なんで現場事務所の場所解ってるのに、わざわざ今日も待ち合わせしなきゃいけない?
いや、仮にそうだとしても、
だったら車で行けばいいじゃん。なんで、わざわざ歩いて行くんだ?(最初にも書きましたが、このコンビニは現場事務所から2~3㎞の距離にあります)
さて、作業が始まり、その日は途中で帰る事は無かったんですが、
④
「その4トン過積載!」無線からけたたましい○マヤさんの声が聞こえてきまして。
「はあ?」
つまり、現場の4トンダンプに土を積みすぎてる……と。
しかしそんなこと私に云われてもどうしようもありません。
その時丁度パトカーが来まして、いえ、この地域を巡回しているパトカーなんですが。
「パトカー来たじゃない!大変だわ!」……と、一人でパニクっていまして、そのパニクくりぶりは無線無しでも分かるほどでした。
てか、○マヤさんのすぐ側に監督も作業員さんも居たんで、その模様は全部目撃されてしまいました。
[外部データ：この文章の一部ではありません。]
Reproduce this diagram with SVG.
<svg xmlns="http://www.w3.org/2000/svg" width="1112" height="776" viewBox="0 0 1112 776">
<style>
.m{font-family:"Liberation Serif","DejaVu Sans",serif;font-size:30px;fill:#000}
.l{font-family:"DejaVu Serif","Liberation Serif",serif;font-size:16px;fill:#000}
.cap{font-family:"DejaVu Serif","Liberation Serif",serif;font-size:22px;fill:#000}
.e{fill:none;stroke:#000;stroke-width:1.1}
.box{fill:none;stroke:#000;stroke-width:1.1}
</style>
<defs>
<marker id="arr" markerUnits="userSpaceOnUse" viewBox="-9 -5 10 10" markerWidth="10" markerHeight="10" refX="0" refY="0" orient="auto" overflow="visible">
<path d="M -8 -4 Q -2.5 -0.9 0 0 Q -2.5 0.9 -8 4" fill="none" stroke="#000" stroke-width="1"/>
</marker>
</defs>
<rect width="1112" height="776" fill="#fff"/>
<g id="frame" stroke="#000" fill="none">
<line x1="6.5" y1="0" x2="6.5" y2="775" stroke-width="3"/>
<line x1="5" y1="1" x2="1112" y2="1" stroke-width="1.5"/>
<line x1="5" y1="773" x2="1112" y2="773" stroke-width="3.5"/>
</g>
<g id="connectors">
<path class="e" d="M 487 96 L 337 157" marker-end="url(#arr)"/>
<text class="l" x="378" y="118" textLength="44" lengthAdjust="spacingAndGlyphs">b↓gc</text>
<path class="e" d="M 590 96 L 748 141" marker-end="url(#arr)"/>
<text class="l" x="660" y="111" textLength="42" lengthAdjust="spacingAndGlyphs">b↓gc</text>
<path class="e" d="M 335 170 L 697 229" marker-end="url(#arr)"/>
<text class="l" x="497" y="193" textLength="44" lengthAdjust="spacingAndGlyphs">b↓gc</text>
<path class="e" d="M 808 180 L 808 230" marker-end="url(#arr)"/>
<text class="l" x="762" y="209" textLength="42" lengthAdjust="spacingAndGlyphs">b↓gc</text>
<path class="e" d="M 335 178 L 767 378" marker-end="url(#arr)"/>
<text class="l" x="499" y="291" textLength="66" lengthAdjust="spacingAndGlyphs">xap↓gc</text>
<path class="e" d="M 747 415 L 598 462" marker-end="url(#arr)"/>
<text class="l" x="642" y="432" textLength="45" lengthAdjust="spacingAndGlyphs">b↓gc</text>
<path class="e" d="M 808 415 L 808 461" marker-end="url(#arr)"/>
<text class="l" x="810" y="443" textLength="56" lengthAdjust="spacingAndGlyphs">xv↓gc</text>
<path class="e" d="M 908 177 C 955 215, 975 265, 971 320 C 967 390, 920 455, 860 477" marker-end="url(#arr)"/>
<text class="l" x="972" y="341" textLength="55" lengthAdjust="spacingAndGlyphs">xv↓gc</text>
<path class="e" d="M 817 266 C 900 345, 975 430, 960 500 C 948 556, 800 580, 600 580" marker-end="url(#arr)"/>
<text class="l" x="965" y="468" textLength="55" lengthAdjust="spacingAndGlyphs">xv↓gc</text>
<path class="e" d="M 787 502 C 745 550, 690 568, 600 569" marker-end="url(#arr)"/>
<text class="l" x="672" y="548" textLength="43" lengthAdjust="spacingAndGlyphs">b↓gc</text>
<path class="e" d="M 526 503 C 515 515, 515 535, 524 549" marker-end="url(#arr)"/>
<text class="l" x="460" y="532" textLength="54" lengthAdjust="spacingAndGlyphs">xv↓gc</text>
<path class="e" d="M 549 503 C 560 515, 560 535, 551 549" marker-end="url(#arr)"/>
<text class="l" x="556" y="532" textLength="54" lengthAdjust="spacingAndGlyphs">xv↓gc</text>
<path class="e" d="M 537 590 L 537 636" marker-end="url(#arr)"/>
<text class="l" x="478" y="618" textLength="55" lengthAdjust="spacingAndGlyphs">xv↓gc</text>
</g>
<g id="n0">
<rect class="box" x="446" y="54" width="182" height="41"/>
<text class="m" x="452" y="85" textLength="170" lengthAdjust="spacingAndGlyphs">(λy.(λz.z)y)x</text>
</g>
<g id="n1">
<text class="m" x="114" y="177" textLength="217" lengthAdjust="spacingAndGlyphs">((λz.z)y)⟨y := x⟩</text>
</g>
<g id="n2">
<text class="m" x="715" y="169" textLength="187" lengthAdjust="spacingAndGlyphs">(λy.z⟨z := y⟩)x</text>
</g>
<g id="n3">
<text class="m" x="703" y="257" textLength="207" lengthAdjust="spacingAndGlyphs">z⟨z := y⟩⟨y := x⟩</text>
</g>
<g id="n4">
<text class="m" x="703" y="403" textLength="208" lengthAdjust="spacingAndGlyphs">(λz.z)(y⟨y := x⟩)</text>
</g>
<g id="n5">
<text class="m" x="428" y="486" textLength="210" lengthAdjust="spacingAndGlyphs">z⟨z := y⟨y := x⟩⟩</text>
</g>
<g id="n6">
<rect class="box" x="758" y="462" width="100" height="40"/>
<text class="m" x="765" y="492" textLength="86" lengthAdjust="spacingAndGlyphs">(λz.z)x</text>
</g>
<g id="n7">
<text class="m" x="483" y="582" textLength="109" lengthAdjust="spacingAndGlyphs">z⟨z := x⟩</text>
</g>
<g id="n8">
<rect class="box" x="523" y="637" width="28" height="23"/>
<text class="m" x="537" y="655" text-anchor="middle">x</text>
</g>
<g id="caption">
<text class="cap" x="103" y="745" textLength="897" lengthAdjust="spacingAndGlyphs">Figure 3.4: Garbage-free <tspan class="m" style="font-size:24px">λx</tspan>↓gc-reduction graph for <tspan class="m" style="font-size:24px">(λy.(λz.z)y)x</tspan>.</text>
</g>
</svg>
で、パトカーはダンプなんて目もくれず、乗っているお巡りさん達は爽やかな笑顔で私に会釈し、何事もなく通り過ぎました。
……作業終了時、監督に日報のサインを貰いに行った私はまたもや「なんか……意味もなくお騒がせしてすみません」と、平謝りでした。
「そんな、れのさんが謝らなくてもいいよ。それより、○マヤさん色んな意味で恐くてたまらないから他の人に代えて貰えるように云って貰っていい?」
いや、それはもう
喜んで!この監督の“御願い”を本社の所長に伝えると所長は鬼の首を取ったようにイーハトーヴ営業所のじじい……もとい、所長に電話しました。
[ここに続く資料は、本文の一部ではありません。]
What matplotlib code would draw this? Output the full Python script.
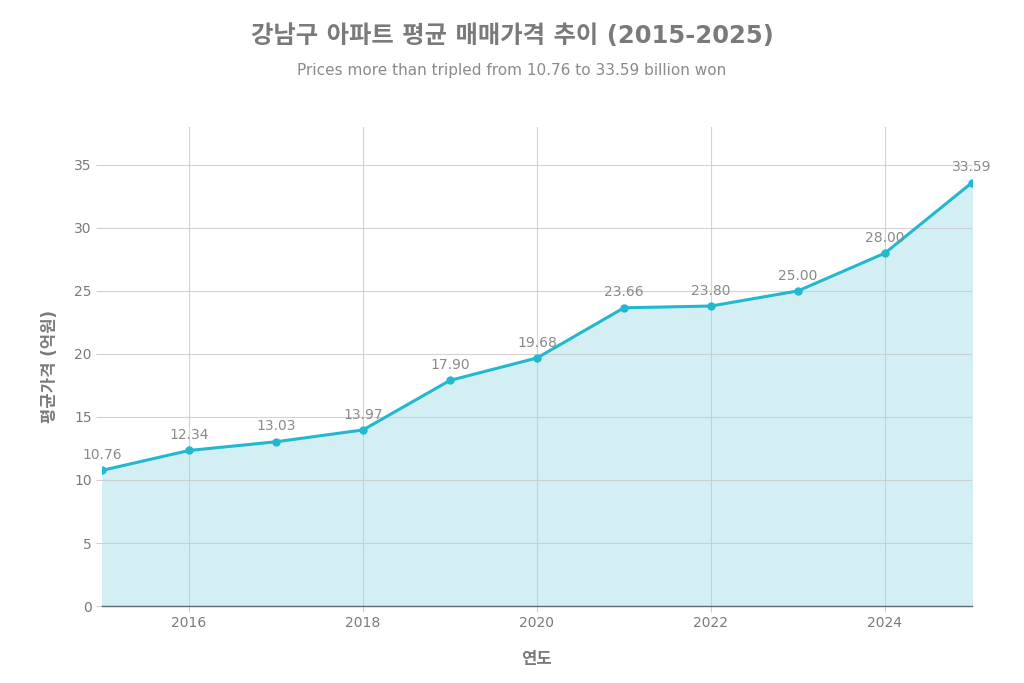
import matplotlib
matplotlib.use("Agg")
import matplotlib.pyplot as plt

years = [2015, 2016, 2017, 2018, 2019, 2020, 2021, 2022, 2023, 2024, 2025]
prices = [10.76, 12.34, 13.03, 13.97, 17.90, 19.68, 23.66, 23.80, 25.00, 28.00, 33.59]
xticks = [2016, 2018, 2020, 2022, 2024]
yticks = [0, 5, 10, 15, 20, 25, 30, 35]

title = "강남구 아파트 평균 매매가격 추이 (2015-2025)"
subtitle = "Prices more than tripled from 10.76 to 33.59 billion won"
xlabel = "연도"
ylabel = "평균가격 (억원)"

plt.rcParams['font.family'] = ['DejaVu Sans', 'Noto Sans CJK KR']

line_c = "#22b8cf"
fill_c = "#d3eff4"
txt_c = "#7a7a7a"

fig = plt.figure(figsize=(10.24, 6.83), dpi=100)
ax = fig.add_axes([0.0996, 0.1127, 0.8496, 0.7013])

ax.fill_between(years, prices, 0, color=fill_c, zorder=1)
ax.grid(True, color="#c8c8c8", lw=0.8, alpha=0.8, zorder=2)
ax.plot(years, prices, color=line_c, lw=2.2, marker="o", ms=5, zorder=3)
for x, y in zip(years, prices):
    ax.annotate(f"{y:.2f}", (x, y), xytext=(0, 6), textcoords="offset points",
                ha="center", va="bottom", fontsize=10, color="#8a8a8a", zorder=4)

ax.set_xlim(2015, 2025)
ax.set_ylim(0, 38)
ax.set_xticks(xticks)
ax.set_yticks(yticks)
for s in ["top", "right", "left"]:
    ax.spines[s].set_visible(False)
ax.spines["bottom"].set_color("#5c6b6e")
ax.spines["bottom"].set_linewidth(1.0)
ax.spines["bottom"].set_zorder(5)
ax.tick_params(axis="both", length=4, color="#d0d0d0", labelcolor=txt_c, labelsize=10)

ax.set_xlabel(xlabel, fontsize=12, fontweight="bold", color=txt_c, labelpad=14)
ax.set_ylabel(ylabel, fontsize=12, fontweight="bold", color=txt_c, labelpad=11)

fig.text(0.5, 0.948, title, ha="center", va="center", fontsize=17.5, fontweight="bold", color=txt_c)
fig.text(0.5, 0.897, subtitle, ha="center", va="center", fontsize=11, color="#8a8a8a")

fig.savefig("out.png", dpi=100)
「あ、もしもし?本社ですけど、あのねー、○マヤさん、監督からクレーム来ちゃったからもうダメだわ。頑張ってそっち管轄で行けるところ探してねー。んじゃよろしくー♪」
―――――――――――――
これで、数年前の件は終わりなんですが、○マヤさんは初日の件を監督に謝らず仕舞いでした。
いくら私が“無かった事”にすると云ったとはいえ、大人としてこれはどうなんだろう?
と、ずっと気になってたんです。
それから暫く経って、ネットで調べものをしていたら、“アスペルガー症候群”について書かれた記事を見つけ、何気なく読んでいたら、
これ、○マヤさんのことやんけ。と、しか思えないくらい症状やら特徴やらがぴったり一致したんです。
まあ、つまり、○マヤさんは、私や本社の仕事を気に入らないと思って居たわけじゃなく、アスペルガーの症状であんな奇行をやってのけたと。
しかし、ここまで酷いと、病気のせいだと解っていても何のフォローも出来ません。
そもそも、最初にも書きましたが
業務に支障を来すような精神病の人は警備員になれない筈です。
警備会社の幹部に、もう少しばかり精神病の知識を身につけて頂きたい。と思うわけです。
いや、会社の評判が落ちるとか、
事故が起きる、ってのも勿論ありますが、
一番辛いのは誤解されている本人なんだからさ。